Rows from a dataset of charts and code
------------------------------------------------------------------------

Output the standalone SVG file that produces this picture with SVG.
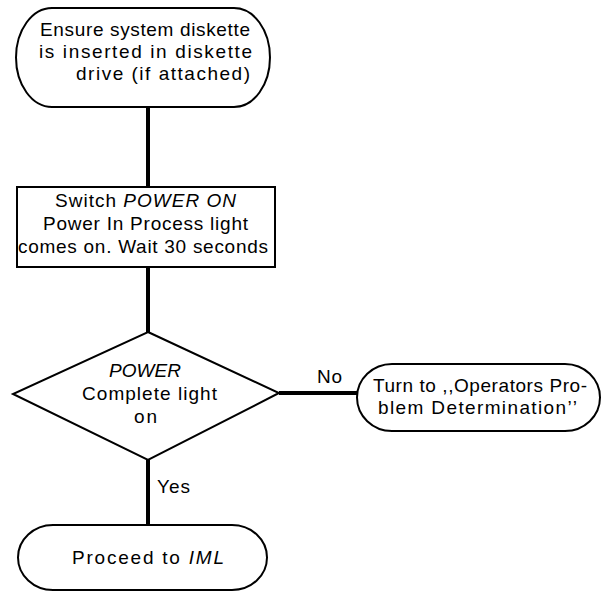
<svg xmlns="http://www.w3.org/2000/svg" width="608" height="592" viewBox="0 0 608 592">
  <style>
    .shape { fill: #ffffff; stroke: #000000; stroke-width: 2; }
    .link { fill: none; stroke: #000000; stroke-width: 4; }
    .label { font-family: "Liberation Sans", Arial, sans-serif; font-size: 19px; fill: #000000; }
    .mid { text-anchor: middle; }
    .it { font-style: italic; }
  </style>
  <rect width="608" height="592" fill="#ffffff"/>

  <!-- connectors -->
  <g id="connectors">
    <line class="link" x1="148" y1="107" x2="148" y2="187"/>
    <line class="link" x1="148" y1="267" x2="148" y2="332"/>
    <line class="link" x1="279" y1="393" x2="358" y2="393"/>
    <line class="link" x1="148" y1="460" x2="148" y2="525"/>
    <text class="label" x="317" y="383" textLength="25">No</text>
    <text class="label" x="157" y="493" textLength="33">Yes</text>
  </g>

  <!-- start terminal -->
  <g id="check-diskette">
    <path class="shape" d="M52,8 H234 A36,49.5 0 0 1 234,107 H52 A36,49.5 0 0 1 52,8 Z"/>
    <text class="label" x="40" y="36" textLength="210">Ensure system diskette</text>
    <text class="label" x="39" y="58" textLength="213">is inserted in diskette</text>
    <text class="label" x="76" y="80" textLength="174">drive (if attached)</text>
  </g>

  <!-- process box -->
  <g id="power-on">
    <rect class="shape" x="17" y="187" width="258" height="80"/>
    <text class="label" x="55" y="207" textLength="181">Switch <tspan class="it">POWER ON</tspan></text>
    <text class="label" x="43" y="230" textLength="205">Power In Process light</text>
    <text class="label" x="18" y="253" textLength="250">comes on. Wait 30 seconds</text>
  </g>

  <!-- decision -->
  <g id="power-complete">
    <polygon class="shape" points="148,332 279,393 148,460 13,394"/>
    <text class="label mid it" x="145" y="377">POWER</text>
    <text class="label" x="82" y="400" textLength="135">Complete light</text>
    <text class="label" x="134" y="423" textLength="23">on</text>
  </g>

  <!-- no branch terminal -->
  <g id="problem-determination">
    <path class="shape" d="M392,364 H565 A35,33.5 0 0 1 565,431 H392 A35,33.5 0 0 1 392,364 Z"/>
    <text class="label" x="373" y="392" textLength="214">Turn to ,,Operators Pro-</text>
    <text class="label" x="378" y="414" textLength="199">blem Determination’’</text>
  </g>

  <!-- yes branch terminal -->
  <g id="proceed-iml">
    <path class="shape" d="M53,525 H232 A35,32.5 0 0 1 232,590 H53 A35,32.5 0 0 1 53,525 Z"/>
    <text class="label" x="72" y="564" textLength="152">Proceed to <tspan class="it">IML</tspan></text>
  </g>
</svg>
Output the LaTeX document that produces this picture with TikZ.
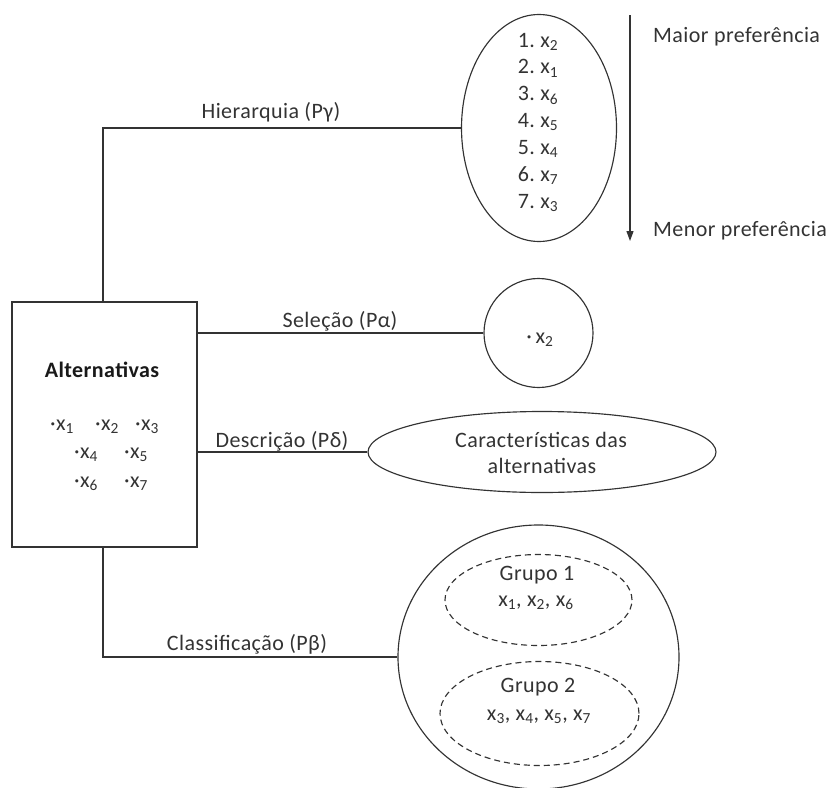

------------------------------------------------------------------------

→ **SET PROBLEM**
For the listing above, identify each line bearing "that".

→ **REPLY TO THE TASK**
Output the standalone SVG file that produces this picture with SVG.
Output the LaTeX document that produces this picture with TikZ.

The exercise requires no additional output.